Libyan border guards have rescued migrants from sun-Saharan Africa, who were left without food, water, or shelter in a remote desert area near the Tunisian border, an official told the AFP.
The Libyan border guard transferred them to the Tunisian authorities, after finding them in the scorching heat, where some of them said they had been “left to die.”
In the past few days, the border guard found at least six men, and a group of women and children who were abandoned, with temperatures exceeding 40 degrees Celsius.
The migrants were lost in an uninhabited area near the town of Al-Asha, about 150 kilometers southwest of Tripoli, and about 15 kilometers from the Libyan-Tunisian border.
One of the migrants said, “We lived in Tunis and then in Jirjus. The Tunisian police expelled us to Libya.” He added that he wants to return to Tunisia, where his wife and children still are.
This incident highlights the ongoing issue of migrants attempting to cross into Europe through dangerous routes, including Libya, where they often face dire living conditions, abuse, and violence.
Last week, at least 500 sub-Saharan migrants were transferred across Tunisia, after being pushed into a dangerous no-man’s-land on the Libyan border, where they were trapped for a week, without access to basic necessities, according to the Associated Press (AP).
The group was driven out earlier this month, amid a spike in anti-migrant and racism-fuelled tensions, linked to a killing in the Tunisian port city of Sfax. The city remains a hub for traffickers organising risky, and often deadly boat journeys across the Mediterranean to Italy.

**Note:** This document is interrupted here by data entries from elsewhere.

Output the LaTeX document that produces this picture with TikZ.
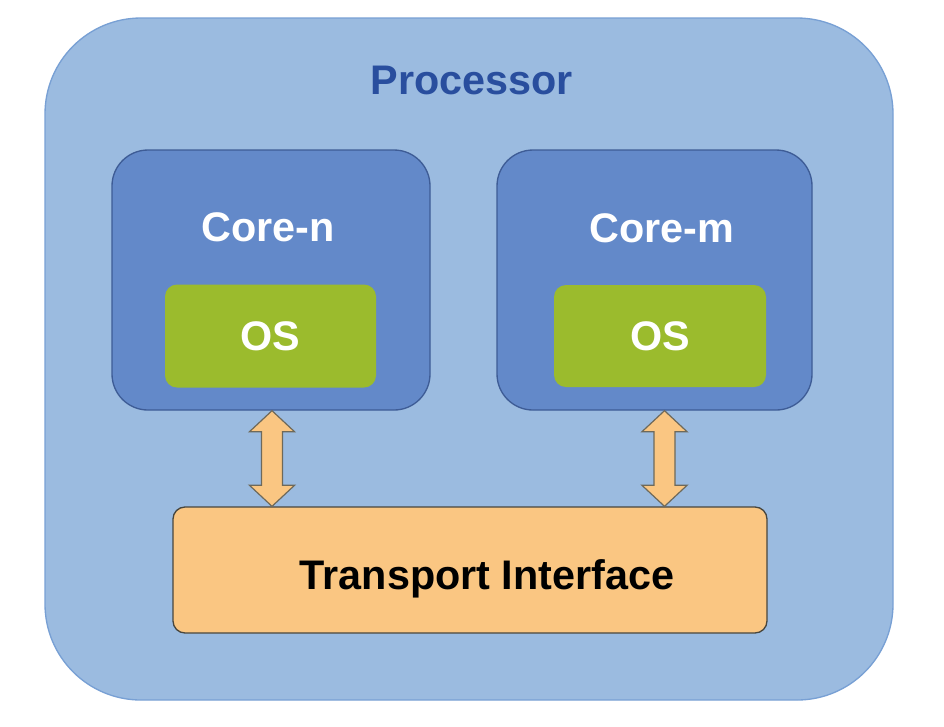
\documentclass[tikz,border=0pt]{standalone}
\usepackage{fontspec}
\setmainfont{Liberation Sans}
\usetikzlibrary{calc}
\definecolor{procfill}{RGB}{155,187,224}
\definecolor{procdraw}{RGB}{120,160,212}
\definecolor{proctext}{RGB}{41,78,158}
\definecolor{corefill}{RGB}{99,137,201}
\definecolor{coredraw}{RGB}{62,92,150}
\definecolor{osfill}{RGB}{155,187,45}
\definecolor{tifill}{RGB}{250,198,130}
\definecolor{tidraw}{RGB}{72,70,62}
\definecolor{arrdraw}{RGB}{110,105,90}
\tikzset{
  box/.style={rectangle, inner sep=0pt, font=\bfseries\fontsize{31}{36}\selectfont},
  procbox/.style={box, fill=procfill, draw=procdraw, line width=1pt, rounded corners=72pt},
  corebox/.style={box, fill=corefill, draw=coredraw, line width=1pt, rounded corners=27pt},
  osbox/.style={box, fill=osfill, rounded corners=9pt, text=white},
  tibox/.style={box, fill=tifill, draw=tidraw, line width=1pt, rounded corners=9pt, text=black},
  lbl/.style={inner sep=0pt, font=\bfseries\fontsize{31}{36}\selectfont},
  dblarrow/.style={fill=tifill, draw=arrdraw, line width=0.9pt, line join=miter}
}
\begin{document}
\begin{tikzpicture}[x=0.75pt,y=-0.75pt]
\useasboundingbox (0,0) rectangle (944,726);
% processor
\node[procbox, minimum width=848*0.75pt, minimum height=682*0.75pt] (proc) at (469,359) {};
\node[lbl, text=proctext] (proclbl) at (472,80) {Processor};
% cores
\node[corebox, minimum width=318*0.75pt, minimum height=260*0.75pt] (coren) at (271,280) {};
\node[lbl, text=white] (corenlbl) at (268,227) {Core-n};
\node[osbox, minimum width=211*0.75pt, minimum height=103*0.75pt] (osn) at (270.5,336) {OS};
\node[corebox, minimum width=315*0.75pt, minimum height=260*0.75pt] (corem) at (654.5,280) {};
\node[lbl, text=white] (coremlbl) at (662,228) {Core-m};
\node[osbox, minimum width=212*0.75pt, minimum height=102*0.75pt] (osm) at (660,336) {OS};
% transport
\node[tibox, minimum width=594*0.75pt, minimum height=126*0.75pt] (ti) at (470,570) {};
\node[lbl, text=black] (tilbl) at (487,579) {Transport Interface};
% double arrows
\coordinate (an) at ($(coren.south)+(1,0)$);
\coordinate (bn) at (an |- ti.north);
\draw[dblarrow] (an) -- ++(22.5,21) -- ++(-12,0) -- ($(bn)+(10.5,-21)$) -- ++(12,0)
  -- (bn) -- ++(-22.5,-21) -- ++(12,0) -- ($(an)+(-10.5,21)$) -- ++(-12,0) -- cycle;
\coordinate (am) at ($(corem.south)+(10,0)$);
\coordinate (bm) at (am |- ti.north);
\draw[dblarrow] (am) -- ++(22.5,21) -- ++(-12,0) -- ($(bm)+(10.5,-21)$) -- ++(12,0)
  -- (bm) -- ++(-22.5,-21) -- ++(12,0) -- ($(am)+(-10.5,21)$) -- ++(-12,0) -- cycle;
\end{tikzpicture}
\end{document}
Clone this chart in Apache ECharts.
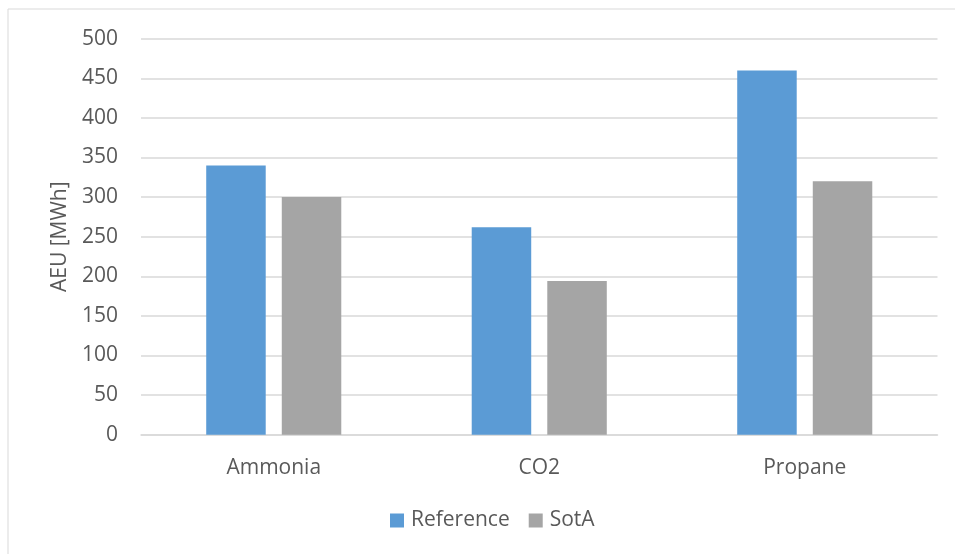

One such boat sank on Sunday, off the Tunisian coast. Coast Guard officers retrieved one body, rescued 11 people, and declared 10 others missing, the Sfax prosecutor’s office said.
The fate of hundreds of migrants pushed into the border region drew concern from international humanitarian groups. It also raised questions about Tunisia’s migration policies, weeks after the European Union offered Tunisia’s increasingly authoritarian government $1 billion dollars to help its slumping economy — and to beef up border services to stop migrant boats from crossing to Europe.
A 29-year-old man from Ivory Coast said that uniformed men had taken migrants from their homes in Sfax, in the middle of the night in early July. They brought some 600 people to the border area between the Mediterranean, and the Tunisian-Libyan land border near Ben Guerdane.